The stress test requires would-be borrowers to show they would still be able to make payments if faced with higher interest rates or less income. It first applied to insured mortgages or those with down payments of less than 20% of the purchase price with a variable rate and a term of less than five years.
In Oct. 2016, Federal Finance Minister Bill Morneau extended it to five-year mortgages. The Office of the Superintendent of Financial Institutions amended the B-20 rule starting January 2018 to include uninsured mortgages or those with a down payment of more than 20%.
The goal of the measures is to lower house prices and protect Canadians from borrowing too much money.
“Housing affordability is CMHC’s raison d’etre and we will consistently argue for that,” Siddall wrote.
Changes to the stress test requirements starting in 2010 have helped keep house prices 3.4% lower nationally than where they otherwise would have been, he said.
“Critics of the stress test ignore the fact that high house prices are the overwhelming reason why home ownership is out of reach.”
Some groups and economists have called for changes to the B-20 as property sales and house prices fall across Canada.
Last month, CIBC World Markets Inc. deputy chief economist Benjamin Tal released a report showing that the new mortgage stress tests accounted for at least half of the $25-billion decline in new mortgages started late last year. Tal argued the test was necessary, but could be made more flexible by taking into account rising interest rates, for example.
Last week, Conservative Leader Andrew Scheer promised to “re-work” the stress test “that have pushed the dream of home ownership out of the reach of so many Canadians across this country.”
Siddall called out critics who have asked for the stress test to be eased and other measures, like offering 30-year mortgage terms.
These measures would inflate property prices by up to 1% to 2% in Canada’s large cities, he said, as well as stimulate more borrowing.

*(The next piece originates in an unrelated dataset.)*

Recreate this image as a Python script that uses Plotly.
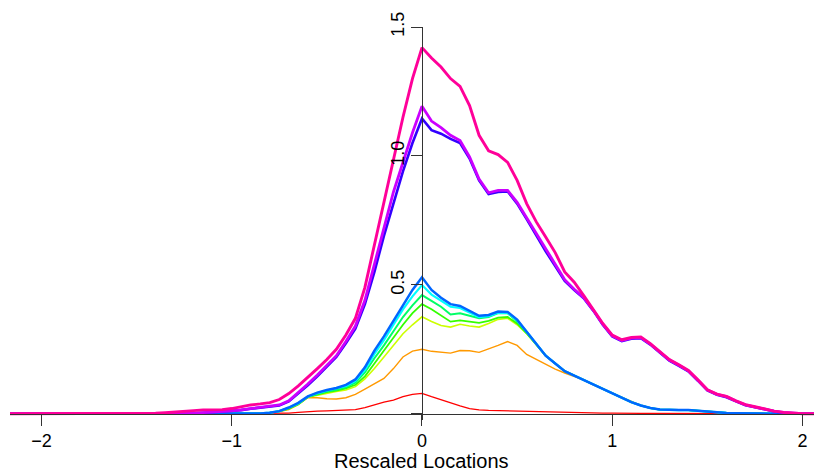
import plotly.graph_objects as go

# Rescaled locations (shared grid)
locations = [-2.2,
             -1.5, -1.45, -1.4, -1.35, -1.3, -1.25, -1.2, -1.15, -1.1, -1.05,
             -1.0, -0.95, -0.9, -0.85, -0.8, -0.75, -0.7, -0.65, -0.6, -0.55,
             -0.5, -0.45, -0.4, -0.35, -0.3, -0.25, -0.2, -0.15, -0.1, -0.05,
             0.0, 0.05, 0.1, 0.15, 0.2, 0.25, 0.3, 0.35, 0.4, 0.45,
             0.5, 0.55, 0.6, 0.65, 0.7, 0.75, 0.8, 0.85, 0.9, 0.95,
             1.0, 1.05, 1.1, 1.15, 1.2, 1.25, 1.3, 1.35, 1.4, 1.45,
             1.5, 1.55, 1.6, 1.65, 1.7, 1.75, 1.8, 1.85, 1.9, 1.95,
             2.0, 2.2]

s1 = [0, 0, 0, 0, 0, 0, 0, 0, 0, 0, 0,
      0, 0, 0, 0, 0, 0, 0.002, 0.005, 0.008, 0.01,
      0.011, 0.012, 0.013, 0.016, 0.024, 0.035, 0.045, 0.053, 0.066, 0.075,
      0.079, 0.066, 0.053, 0.042, 0.03, 0.02, 0.015, 0.013, 0.012, 0.011,
      0.009, 0.008, 0.007, 0.006, 0.005, 0.004, 0.003, 0.002, 0.002, 0.002,
      0.002, 0.001, 0.001, 0.001, 0.001, 0.001, 0.001, 0.001, 0.001, 0.001,
      0.001, 0, 0, 0, 0, 0, 0, 0, 0, 0,
      0, 0]

s2 = [0, 0, 0, 0, 0, 0, 0, 0, 0, 0, 0,
      0, 0, 0, 0.001, 0.003, 0.008, 0.016, 0.035, 0.062, 0.062,
      0.058, 0.057, 0.062, 0.075, 0.095, 0.117, 0.137, 0.175, 0.22, 0.243,
      0.25, 0.242, 0.238, 0.235, 0.245, 0.244, 0.238, 0.25, 0.265, 0.28,
      0.265, 0.23, 0.21, 0.19, 0.173, 0.158, 0.146, 0.131, 0.112, 0.096,
      0.08, 0.062, 0.045, 0.032, 0.022, 0.016, 0.014, 0.014, 0.014, 0.011,
      0.007, 0.005, 0.003, 0.002, 0.001, 0, 0, 0, 0, 0,
      0, 0]

s3 = [0, 0, 0, 0, 0, 0, 0, 0, 0, 0, 0,
      0, 0, 0, 0.001, 0.004, 0.009, 0.019, 0.036, 0.064, 0.072,
      0.08, 0.086, 0.092, 0.105, 0.135, 0.175, 0.22, 0.265, 0.31, 0.345,
      0.376, 0.358, 0.342, 0.336, 0.347, 0.34, 0.336, 0.35, 0.366, 0.37,
      0.345, 0.31, 0.268, 0.225, 0.195, 0.165, 0.148, 0.131, 0.112, 0.096,
      0.08, 0.062, 0.045, 0.032, 0.022, 0.016, 0.014, 0.014, 0.014, 0.011,
      0.007, 0.005, 0.003, 0.002, 0.001, 0, 0, 0, 0, 0,
      0, 0]

s4 = [0, 0, 0, 0, 0, 0, 0, 0, 0, 0, 0,
      0, 0, 0, 0.001, 0.004, 0.009, 0.02, 0.037, 0.065, 0.075,
      0.084, 0.09, 0.098, 0.112, 0.145, 0.195, 0.245, 0.295, 0.345, 0.39,
      0.425, 0.405, 0.38, 0.357, 0.362, 0.356, 0.352, 0.36, 0.373, 0.375,
      0.35, 0.312, 0.27, 0.225, 0.195, 0.165, 0.148, 0.131, 0.112, 0.096,
      0.08, 0.062, 0.045, 0.032, 0.022, 0.016, 0.014, 0.014, 0.014, 0.011,
      0.007, 0.005, 0.003, 0.002, 0.001, 0, 0, 0, 0, 0,
      0, 0]

s5 = [0, 0, 0, 0, 0, 0, 0, 0, 0, 0, 0,
      0, 0, 0, 0.001, 0.004, 0.01, 0.022, 0.038, 0.066, 0.077,
      0.087, 0.093, 0.103, 0.12, 0.16, 0.215, 0.265, 0.32, 0.375, 0.42,
      0.46, 0.438, 0.415, 0.385, 0.39, 0.38, 0.37, 0.375, 0.39, 0.39,
      0.358, 0.316, 0.27, 0.225, 0.195, 0.165, 0.148, 0.131, 0.112, 0.096,
      0.08, 0.062, 0.045, 0.032, 0.022, 0.016, 0.014, 0.014, 0.014, 0.011,
      0.007, 0.005, 0.003, 0.002, 0.001, 0, 0, 0, 0, 0,
      0, 0]

s6 = [0, 0, 0, 0, 0, 0, 0, 0, 0, 0, 0,
      0, 0, 0, 0.001, 0.004, 0.01, 0.023, 0.04, 0.066, 0.08,
      0.09, 0.098, 0.108, 0.127, 0.17, 0.232, 0.285, 0.345, 0.405, 0.455,
      0.499, 0.462, 0.438, 0.415, 0.41, 0.392, 0.375, 0.378, 0.392, 0.391,
      0.362, 0.318, 0.27, 0.225, 0.195, 0.165, 0.148, 0.131, 0.112, 0.096,
      0.08, 0.062, 0.045, 0.032, 0.022, 0.016, 0.014, 0.014, 0.014, 0.011,
      0.007, 0.005, 0.003, 0.002, 0.001, 0, 0, 0, 0, 0,
      0, 0]

s7 = [0, 0, 0, 0, 0, 0, 0, 0, 0, 0, 0,
      0, 0, 0, 0.001, 0.004, 0.01, 0.024, 0.042, 0.067, 0.082,
      0.092, 0.1, 0.112, 0.133, 0.18, 0.245, 0.3, 0.36, 0.425, 0.48,
      0.529, 0.48, 0.45, 0.425, 0.418, 0.398, 0.38, 0.383, 0.396, 0.395,
      0.365, 0.318, 0.27, 0.225, 0.195, 0.165, 0.148, 0.131, 0.112, 0.096,
      0.08, 0.062, 0.045, 0.032, 0.022, 0.016, 0.014, 0.014, 0.014, 0.011,
      0.007, 0.005, 0.003, 0.002, 0.001, 0, 0, 0, 0, 0,
      0, 0]

s8 = [0, 0, 0, 0, 0, 0, 0, 0.002, 0.004, 0.006, 0.008,
      0.01, 0.014, 0.019, 0.023, 0.026, 0.032, 0.048, 0.078, 0.11, 0.145,
      0.183, 0.22, 0.273, 0.33, 0.425, 0.55, 0.69, 0.82, 0.94, 1.05,
      1.145, 1.1, 1.086, 1.066, 1.05, 0.99, 0.905, 0.852, 0.86, 0.862,
      0.815, 0.755, 0.69, 0.63, 0.573, 0.515, 0.48, 0.448, 0.4, 0.345,
      0.3, 0.282, 0.291, 0.293, 0.268, 0.236, 0.206, 0.186, 0.164, 0.128,
      0.09, 0.073, 0.064, 0.048, 0.033, 0.025, 0.016, 0.009, 0.004, 0.001,
      0, 0]

s9 = [0, 0, 0, 0, 0, 0, 0, 0.002, 0.004, 0.006, 0.008,
      0.011, 0.015, 0.02, 0.025, 0.028, 0.034, 0.05, 0.082, 0.115, 0.15,
      0.188, 0.225, 0.28, 0.34, 0.44, 0.575, 0.72, 0.86, 0.975, 1.09,
      1.193, 1.135, 1.11, 1.08, 1.06, 0.996, 0.91, 0.857, 0.866, 0.866,
      0.82, 0.76, 0.695, 0.635, 0.578, 0.52, 0.483, 0.45, 0.402, 0.347,
      0.302, 0.284, 0.293, 0.295, 0.27, 0.238, 0.208, 0.188, 0.166, 0.13,
      0.092, 0.075, 0.066, 0.049, 0.034, 0.026, 0.017, 0.01, 0.005, 0.002,
      0, 0]

s10 = [0, 0, 0, 0.002, 0.004, 0.006, 0.008, 0.012, 0.015, 0.015, 0.016,
       0.02, 0.027, 0.034, 0.038, 0.043, 0.055, 0.078, 0.108, 0.14, 0.175,
       0.21, 0.25, 0.305, 0.37, 0.49, 0.655, 0.83, 0.99, 1.15, 1.3,
       1.42, 1.38, 1.345, 1.3, 1.27, 1.195, 1.08, 1.02, 1.005, 0.975,
       0.905, 0.815, 0.745, 0.685, 0.625, 0.55, 0.51, 0.458, 0.405, 0.35,
       0.305, 0.287, 0.296, 0.298, 0.272, 0.24, 0.21, 0.19, 0.168, 0.132,
       0.093, 0.076, 0.067, 0.05, 0.035, 0.027, 0.018, 0.01, 0.005, 0.002,
       0, 0]

series = [s1, s2, s3, s4, s5, s6, s7, s8, s9, s10]
colors = ["#FF0000", "#FF9900", "#CCFF00", "#33FF00", "#00FF66",
          "#00FFFF", "#0066FF", "#3300FF", "#CC00FF", "#FF0099"]
widths = [1.3, 1.4, 1.6, 1.8, 2.0, 2.2, 2.5, 2.6, 2.8, 2.9]

x_ticks = [-2, -1, 0, 1, 2]
y_ticks = [0, 0.5, 1.0, 1.5]
y_tick_text = ["", "0.5", "1.0", "1.5"]

x_range = [-2.165, 2.102]
y_range = [-0.0244, 1.5]

fig = go.Figure()
for vals, c, w in zip(series, colors, widths):
    fig.add_trace(go.Scatter(x=locations, y=vals, mode="lines",
                             line=dict(color=c, width=w),
                             showlegend=False, hoverinfo="skip"))

font = dict(family="Liberation Sans, Arial, Helvetica, sans-serif", size=18, color="black")
title_font = dict(family="Liberation Sans, Arial, Helvetica, sans-serif", size=20, color="black")
axis_col = "#333333"

# The page body has an 8px default margin, so the figure is sized/offset to suit.
fig.update_layout(
    width=814, height=462,
    margin=dict(l=2, r=0, t=19, b=50, autoexpand=False),
    plot_bgcolor="white", paper_bgcolor="white",
    font=font,
    xaxis=dict(range=x_range, anchor="free", automargin=False,
               position=(0 - y_range[0]) / (y_range[1] - y_range[0]),
               showline=True, linecolor=axis_col, linewidth=1,
               ticks="outside", ticklen=11, tickwidth=1, tickcolor=axis_col,
               tickvals=x_ticks, showgrid=False, zeroline=False,
               tickfont=font),
    yaxis=dict(range=y_range, anchor="free", automargin=False,
               position=(0 - x_range[0]) / (x_range[1] - x_range[0]),
               showline=True, linecolor=axis_col, linewidth=1,
               ticks="outside", ticklen=11, tickwidth=1, tickcolor=axis_col,
               tickvals=y_ticks, ticktext=y_tick_text, tickangle=-90,
               showgrid=False, zeroline=False, tickfont=font),
    annotations=[dict(text="Rescaled Locations", x=0, xref="x",
                      y=-0.104, yref="paper", yanchor="middle",
                      showarrow=False, font=title_font)],
)

fig.write_html("out.html")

“My job is to advise you against this reckless myopia and protect our economy from potentially tragic consequences,” he said, asking the committee to “look past the plain self-interest” of the Canadian Home Builders Association, the Mortgage Professionals Association of Canada and the Ontario Real Estate Association.
In a report earlier this week, the International Monetary Fund advised against easing the stress test rules.